*AIM OF THE TASK*:
Repeat exactly the lines running from the first line of the data to the line containing "from matplotlib.lines import Line2D", both ends included, and nothing else; drop the pictures.

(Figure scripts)
____

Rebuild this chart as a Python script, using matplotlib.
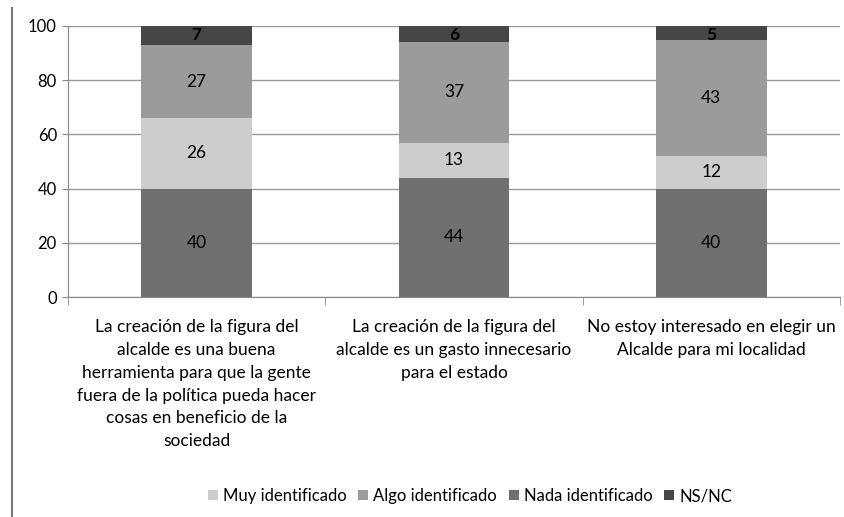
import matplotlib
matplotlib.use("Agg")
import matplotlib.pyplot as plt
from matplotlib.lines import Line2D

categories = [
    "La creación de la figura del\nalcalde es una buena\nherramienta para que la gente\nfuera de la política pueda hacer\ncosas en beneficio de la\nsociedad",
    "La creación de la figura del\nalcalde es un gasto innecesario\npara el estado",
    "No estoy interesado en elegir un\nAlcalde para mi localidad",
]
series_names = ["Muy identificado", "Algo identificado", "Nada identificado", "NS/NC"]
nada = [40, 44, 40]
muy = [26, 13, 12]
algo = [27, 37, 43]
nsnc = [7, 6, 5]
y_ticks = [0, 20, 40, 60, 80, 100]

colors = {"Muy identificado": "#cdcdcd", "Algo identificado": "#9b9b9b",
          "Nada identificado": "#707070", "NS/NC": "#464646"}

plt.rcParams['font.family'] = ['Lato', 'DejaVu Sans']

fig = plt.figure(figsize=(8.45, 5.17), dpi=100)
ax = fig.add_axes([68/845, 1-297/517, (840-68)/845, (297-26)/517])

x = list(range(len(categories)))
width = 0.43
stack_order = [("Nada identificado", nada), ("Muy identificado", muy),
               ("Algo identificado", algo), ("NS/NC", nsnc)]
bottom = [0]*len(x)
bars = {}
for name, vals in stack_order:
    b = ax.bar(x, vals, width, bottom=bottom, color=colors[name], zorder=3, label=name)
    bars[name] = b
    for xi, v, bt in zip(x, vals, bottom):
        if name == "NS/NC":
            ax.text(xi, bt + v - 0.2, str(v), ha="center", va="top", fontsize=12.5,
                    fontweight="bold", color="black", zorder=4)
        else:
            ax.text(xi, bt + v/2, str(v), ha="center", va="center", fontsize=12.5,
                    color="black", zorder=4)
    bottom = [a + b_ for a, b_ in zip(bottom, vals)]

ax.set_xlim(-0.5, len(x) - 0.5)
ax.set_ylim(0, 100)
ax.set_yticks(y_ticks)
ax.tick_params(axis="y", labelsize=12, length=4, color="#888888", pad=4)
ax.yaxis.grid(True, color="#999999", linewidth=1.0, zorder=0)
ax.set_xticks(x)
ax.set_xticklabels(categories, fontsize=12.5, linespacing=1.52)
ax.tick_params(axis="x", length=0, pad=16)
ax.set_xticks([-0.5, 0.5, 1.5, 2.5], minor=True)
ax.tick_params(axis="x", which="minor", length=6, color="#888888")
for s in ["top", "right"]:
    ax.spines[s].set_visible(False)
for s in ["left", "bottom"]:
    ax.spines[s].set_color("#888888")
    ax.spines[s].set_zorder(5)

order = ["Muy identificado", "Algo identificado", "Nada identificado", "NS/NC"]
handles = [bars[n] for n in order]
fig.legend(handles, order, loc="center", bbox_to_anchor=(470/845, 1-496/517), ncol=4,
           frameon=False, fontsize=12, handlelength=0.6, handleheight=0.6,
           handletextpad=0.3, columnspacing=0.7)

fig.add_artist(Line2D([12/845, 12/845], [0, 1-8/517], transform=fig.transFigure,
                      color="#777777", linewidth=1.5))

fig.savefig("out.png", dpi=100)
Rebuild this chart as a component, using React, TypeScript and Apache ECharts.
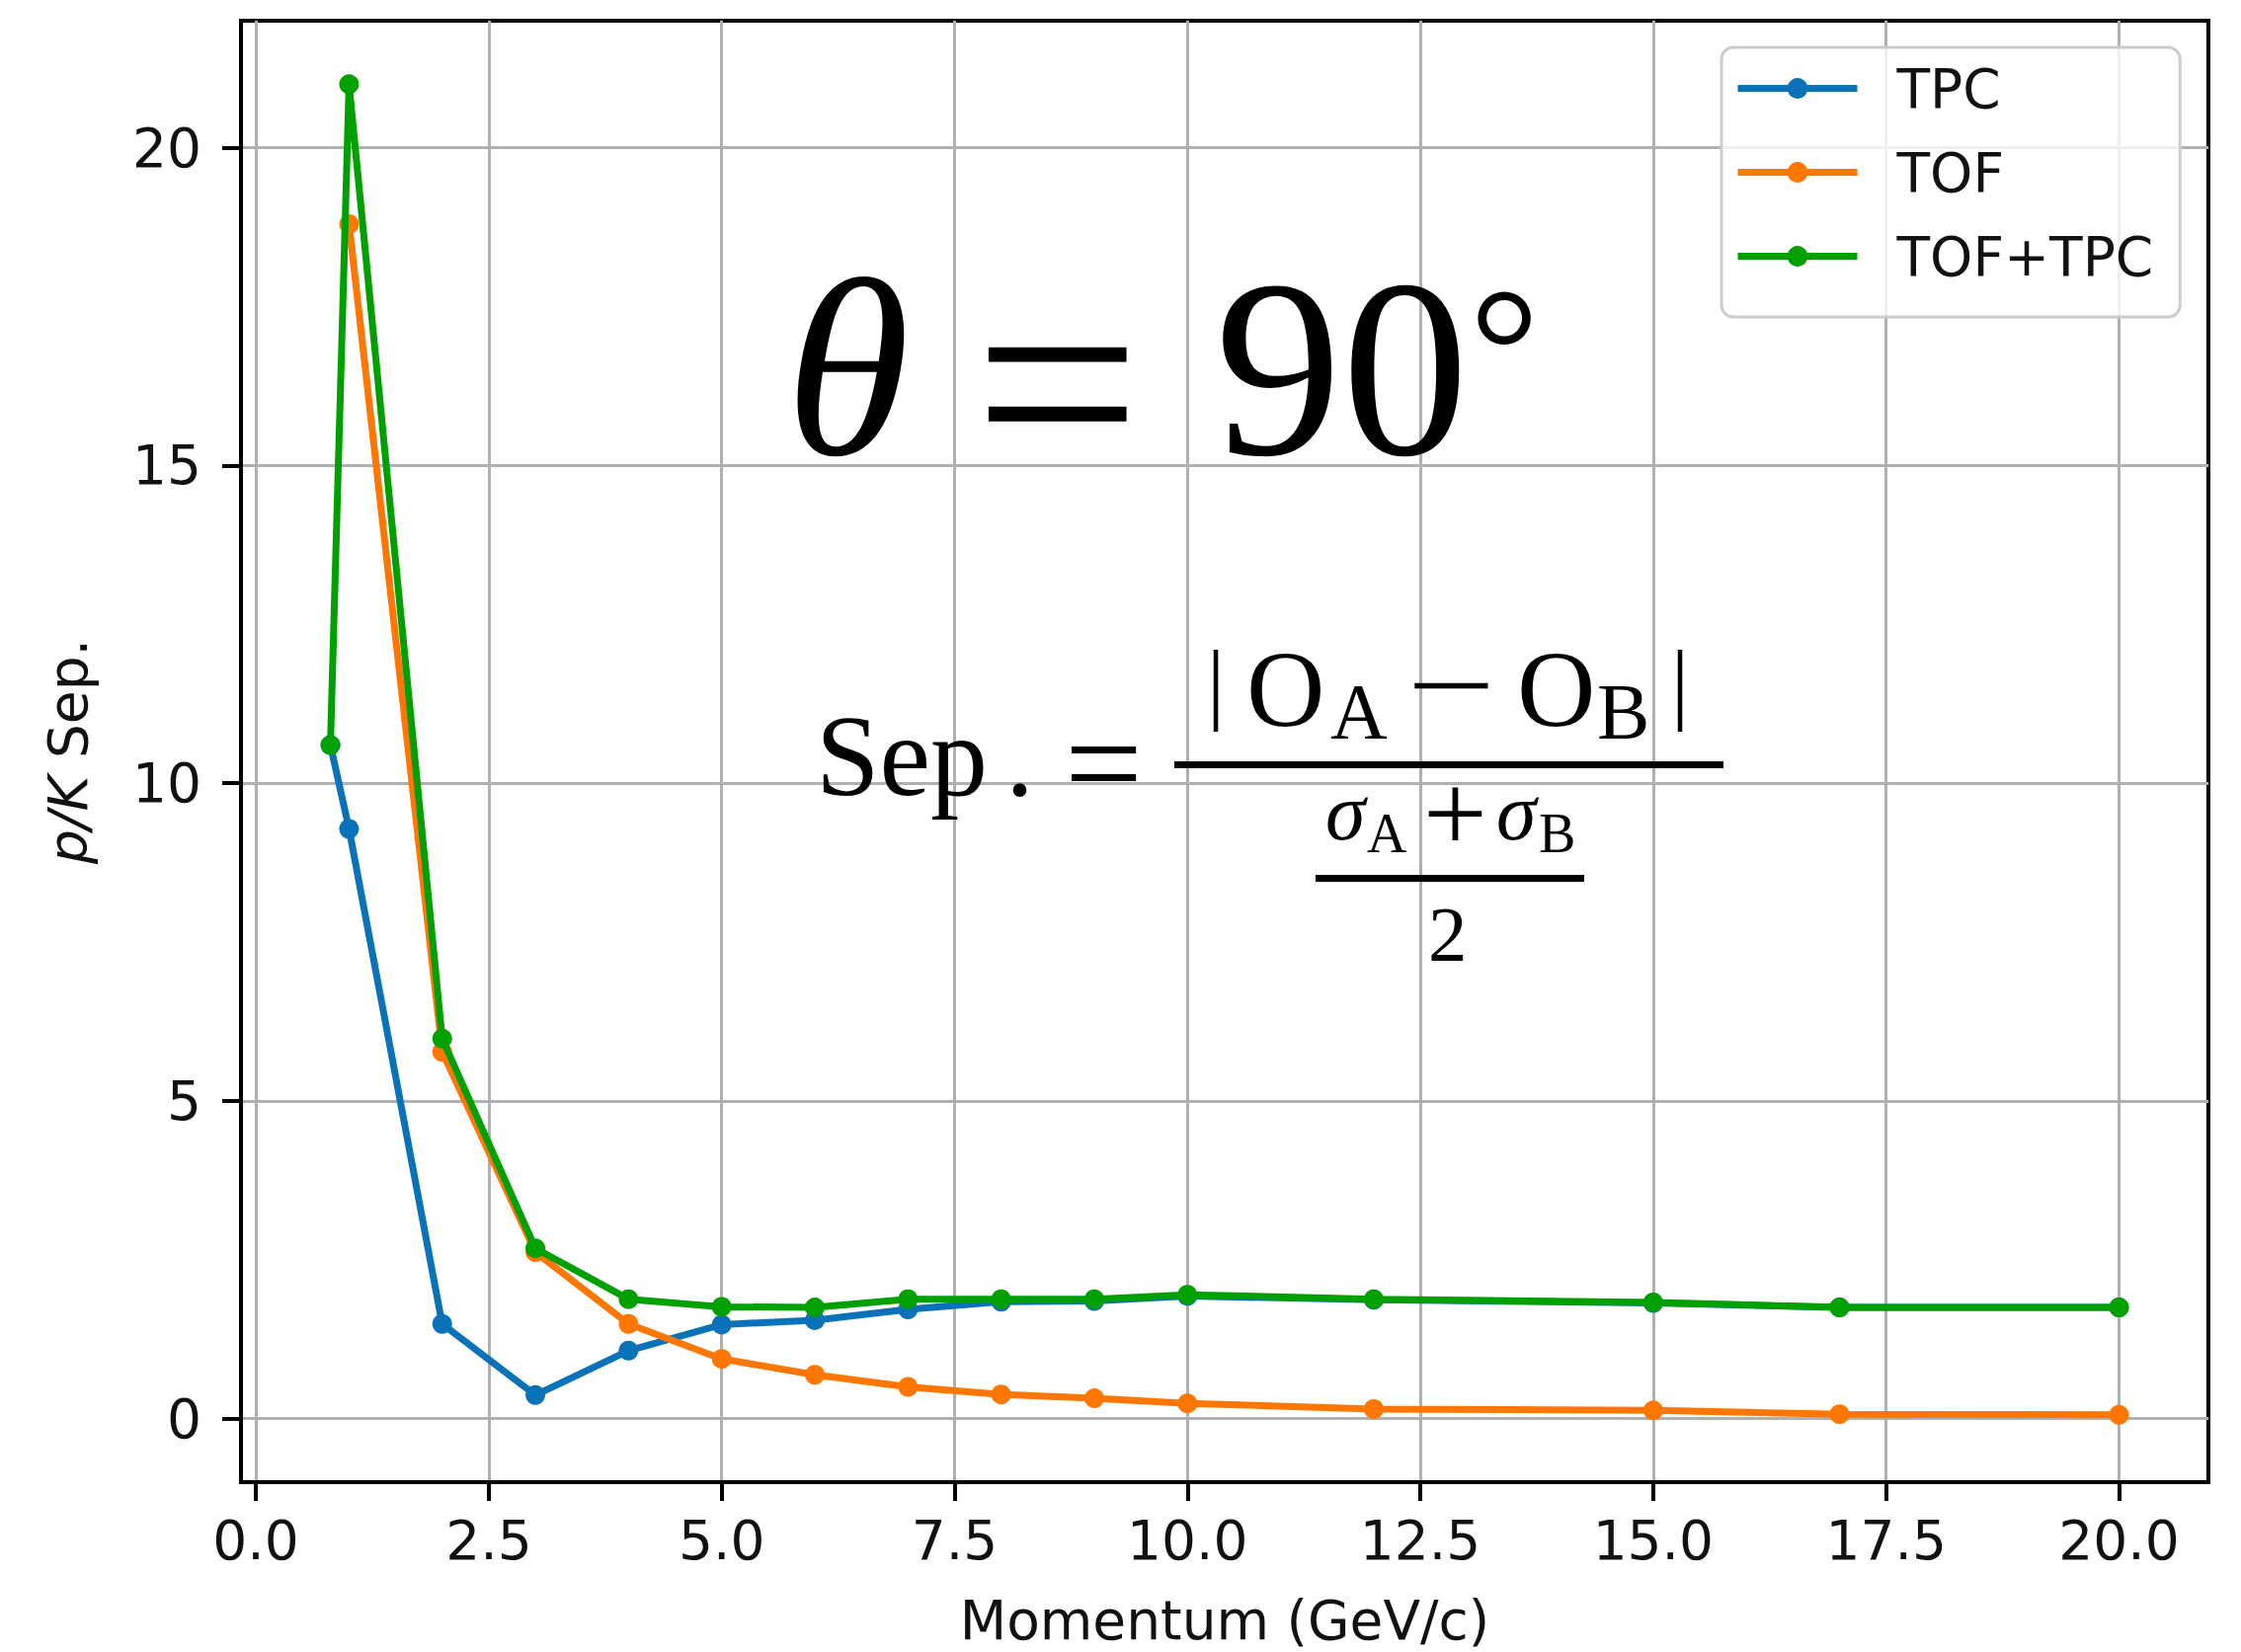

____

*SOLUTION FOR THIS PROBLEM*:
Rebuild this chart as a Python script, using matplotlib.
import matplotlib
matplotlib.use("Agg")
import matplotlib.pyplot as plt
from matplotlib.lines import Line2D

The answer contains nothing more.